Постоянным напоминанием о той летней поездке в Боснию стал боснийский костюм, который я сделал на заказ и надел на Берлинский колониальный бал. Он произвел большое впечатление своей оригинальностью. Боснийские штаны по колено тесно облегают бедра, но скроены очень широкими книзу, так что там они чрезвычайно просторны. Ни один берлинский портной не выполнял такой искусной работы. Едва ли я нашел бы себе по фигуре боснийский костюм в театральной костюмерной. Я ходил по различным базарам в Сараеве, заглядывал в маленькие магазинчики с крышей, но без передней стенки. Когда проходил мимо палатки портного, меня внезапно осенила мысль спросить его, сколько времени потребуется ему для пошивки костюма.
— Когда вы уезжаете? — спросил портной.
— Послезавтра, — ответил я.
— Я успею к этому времени, — сказал портной и взял свой сантиметр. — Входите, господин, я сниму с вас мерку. Снимите, пожалуйста, брюки.
Я снял брюки, и он обмерил меня. Весть о том, что в мастерской портного стоит без штанов клиент из далекой Германии, промчалась словно молния. Жители Сараева не могли пропустить такого зрелища.

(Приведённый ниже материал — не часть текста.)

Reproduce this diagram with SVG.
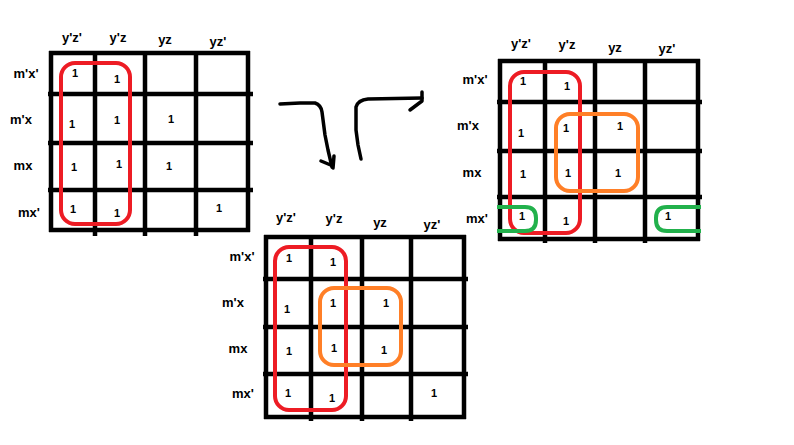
<svg xmlns="http://www.w3.org/2000/svg" width="794" height="445" viewBox="0 0 794 445">
<style>
  .bg { fill: #ffffff; }
  .g line { stroke: #000; stroke-width: 4.5; stroke-linecap: butt; }
  .lbl { font-family: "Liberation Sans", Arial, sans-serif; font-weight: bold; font-size: 13px; fill: #000; text-anchor: middle; }
  .one { font-family: "Liberation Sans", Arial, sans-serif; font-weight: bold; font-size: 11px; fill: #000; text-anchor: middle; }
  .red { fill: none; stroke: #ed1c24; stroke-width: 4; }
  .orange { fill: none; stroke: #ff7f27; stroke-width: 4; }
  .green { fill: none; stroke: #22b14c; stroke-width: 4; }
  .arrow { fill: none; stroke: #000; stroke-width: 3.5; stroke-linecap: round; stroke-linejoin: round; }
</style>
<rect class="bg" x="0" y="0" width="794" height="445"/>

<g id="kmap1">
  <g class="g">
    <line x1="51" y1="51" x2="51" y2="232"/>
    <line x1="95" y1="51" x2="95" y2="236"/>
    <line x1="145" y1="51" x2="145" y2="236"/>
    <line x1="196" y1="51" x2="196" y2="236"/>
    <line x1="248" y1="51" x2="248" y2="232"/>
    <line x1="49" y1="53" x2="250" y2="53"/>
    <line x1="48" y1="94" x2="253" y2="94"/>
    <line x1="48" y1="143" x2="253" y2="143"/>
    <line x1="48" y1="190" x2="253" y2="190"/>
    <line x1="49" y1="230" x2="250" y2="230"/>
  </g>
  <text class="lbl" x="72" y="42">y'z'</text>
  <text class="lbl" x="118" y="42">y'z</text>
  <text class="lbl" x="165" y="44">yz</text>
  <text class="lbl" x="218" y="46">yz'</text>
  <text class="lbl" x="26" y="78">m'x'</text>
  <text class="lbl" x="21" y="124">m'x</text>
  <text class="lbl" x="23" y="170">mx</text>
  <text class="lbl" x="29" y="217">mx'</text>
  <text class="one" x="75" y="77">1</text>
  <text class="one" x="117" y="83">1</text>
  <text class="one" x="72" y="128">1</text>
  <text class="one" x="117" y="124">1</text>
  <text class="one" x="171" y="123">1</text>
  <text class="one" x="74" y="171">1</text>
  <text class="one" x="119" y="168">1</text>
  <text class="one" x="169" y="170">1</text>
  <text class="one" x="73" y="213">1</text>
  <text class="one" x="117" y="217">1</text>
  <text class="one" x="219" y="212">1</text>
  <rect class="red" x="61" y="63" width="69" height="161" rx="14" ry="14"/>
</g>

<g id="kmap2">
  <g class="g">
    <line x1="266" y1="235" x2="266" y2="419"/>
    <line x1="311" y1="235" x2="311" y2="421"/>
    <line x1="362" y1="235" x2="362" y2="421"/>
    <line x1="411" y1="235" x2="411" y2="421"/>
    <line x1="464" y1="235" x2="464" y2="419"/>
    <line x1="264" y1="237" x2="466" y2="237"/>
    <line x1="263" y1="279" x2="468" y2="279"/>
    <line x1="263" y1="327" x2="468" y2="327"/>
    <line x1="263" y1="374" x2="468" y2="374"/>
    <line x1="264" y1="417" x2="466" y2="417"/>
  </g>
  <text class="lbl" x="286" y="222">y'z'</text>
  <text class="lbl" x="334" y="223">y'z</text>
  <text class="lbl" x="380" y="227">yz</text>
  <text class="lbl" x="432" y="229">yz'</text>
  <text class="lbl" x="242" y="261">m'x'</text>
  <text class="lbl" x="233" y="307">m'x</text>
  <text class="lbl" x="238" y="353">mx</text>
  <text class="lbl" x="243" y="398">mx'</text>
  <text class="one" x="289" y="262">1</text>
  <text class="one" x="333" y="266">1</text>
  <text class="one" x="287" y="313">1</text>
  <text class="one" x="333" y="307">1</text>
  <text class="one" x="386" y="307">1</text>
  <text class="one" x="289" y="355">1</text>
  <text class="one" x="334" y="352">1</text>
  <text class="one" x="384" y="354">1</text>
  <text class="one" x="288" y="397">1</text>
  <text class="one" x="332" y="402">1</text>
  <text class="one" x="434" y="397">1</text>
  <rect class="red" x="275" y="247" width="71" height="163" rx="14" ry="14"/>
  <rect class="orange" x="320" y="288" width="81" height="77" rx="14" ry="14"/>
</g>

<g id="kmap3">
  <g class="g">
    <line x1="500" y1="59" x2="500" y2="241"/>
    <line x1="545" y1="59" x2="545" y2="243"/>
    <line x1="595" y1="59" x2="595" y2="243"/>
    <line x1="645" y1="59" x2="645" y2="243"/>
    <line x1="698" y1="59" x2="698" y2="241"/>
    <line x1="498" y1="61" x2="700" y2="61"/>
    <line x1="497" y1="102" x2="702" y2="102"/>
    <line x1="497" y1="151" x2="702" y2="151"/>
    <line x1="497" y1="197" x2="702" y2="197"/>
    <line x1="498" y1="239" x2="700" y2="239"/>
  </g>
  <text class="lbl" x="521" y="48">y'z'</text>
  <text class="lbl" x="567" y="49">y'z</text>
  <text class="lbl" x="615" y="52">yz</text>
  <text class="lbl" x="667" y="53">yz'</text>
  <text class="lbl" x="475" y="84">m'x'</text>
  <text class="lbl" x="468" y="130">m'x</text>
  <text class="lbl" x="472" y="177">mx</text>
  <text class="lbl" x="477" y="223">mx'</text>
  <text class="one" x="523" y="85">1</text>
  <text class="one" x="567" y="90">1</text>
  <text class="one" x="521" y="137">1</text>
  <text class="one" x="566" y="132">1</text>
  <text class="one" x="620" y="130">1</text>
  <text class="one" x="523" y="178">1</text>
  <text class="one" x="568" y="177">1</text>
  <text class="one" x="618" y="177">1</text>
  <text class="one" x="522" y="220">1</text>
  <text class="one" x="566" y="225">1</text>
  <text class="one" x="668" y="220">1</text>
  <rect class="red" x="510" y="72" width="70" height="161" rx="14" ry="14"/>
  <rect class="orange" x="556" y="114" width="82" height="77" rx="14" ry="14"/>
  <path class="green" d="M 497 207 H 525 Q 536 207 536 218 V 220 Q 536 231 525 231 H 497"/>
  <path class="green" d="M 701 207 H 667 Q 656 207 656 218 V 220 Q 656 231 667 231 H 701"/>
</g>

<g id="connectors">
  <path class="arrow" d="M 280 104 L 300 103 L 315 103 Q 321 105 322 112 L 325 135 L 328 150 L 332 167"/>
  <path class="arrow" d="M 321 161 L 333 166 M 334 156 L 333 168"/>
  <path class="arrow" d="M 361 159 L 358 145 L 356 130 L 356 107 Q 358 100 368 99 L 422 98"/>
  <path class="arrow" d="M 422 92 L 422 101 L 410 110"/>
</g>
</svg>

То ли боснийские портные слишком долго снимают мерки, то ли именно этот портной не хотел лишать своих соотечественников уникального зрелища, не могу сказать определенно. Во всяком случае, я долго стоял в неглиже перед большой толпой, которая не упускала возможности дать совет. Но костюм заслуживал продолжительной мерки. Он подходил мне идеально. Мне не пришлось стыдиться своего появления на колониальном балу с чубуком и в феске…
В 1908 году я вступил в масонскую ложу. Масонство было традиционным в нашей семье. Мой отец входил в американскую ложу. Прадед Христиан Ульрих Детлев фон Эггерс был одним из выдающихся масонов эпохи Просвещения.
Ни церемония вступления в старую прусскую ложу «Урания к бессмертию» (Urania zur Unsterblichkite) в Берлине, ни мой дальнейший опыт в масонстве не убедили меня в том, что моя немецкая ложа была опасной международной организацией, которая заставляла своих членов подчиняться какому-то сатанинскому ритуалу. Подобные утверждения являются частью грязных сплетен, сочиняемых определенными людьми, которые спекулируют на невежестве обывательских масс и их любви к жутким историям. Масоны были некогда общиной, которая решительно противилась любой религиозной нетерпимости. Воинственные акции масонов восходят к эпохе Просвещения. Когда эта борьба была закончена, значение масонов уменьшилось. Сохранившиеся ложи служат лишь гуманному праву и социальной активности в целях укрепления дружеских связей.
В том, что масоны в других странах действительно принимали иногда активное участие в политике, я убедился во время поездки в Турцию вместе с Рорбахом и Эрнстом Йеком в 1909 году. Моя берлинская ложа дала мне адрес аптекаря, который был масоном и жил в Салониках. Поскольку я плохо ориентировался, то зашел в магазин на главной улице и справился, как пройти к дому аптекаря. Не прошло и десяти минут, как магазин заполнился десятками людей, всеми как один масонами. Они спрашивали, что могут сделать для меня. Разом я установил контакты с многочисленными жителями иностранного города. Это оказалось весьма полезным. Мои новые друзья посвятили меня в подоплеку младотурецкого движения и его борьбы против абсолютистской султанской власти Порты.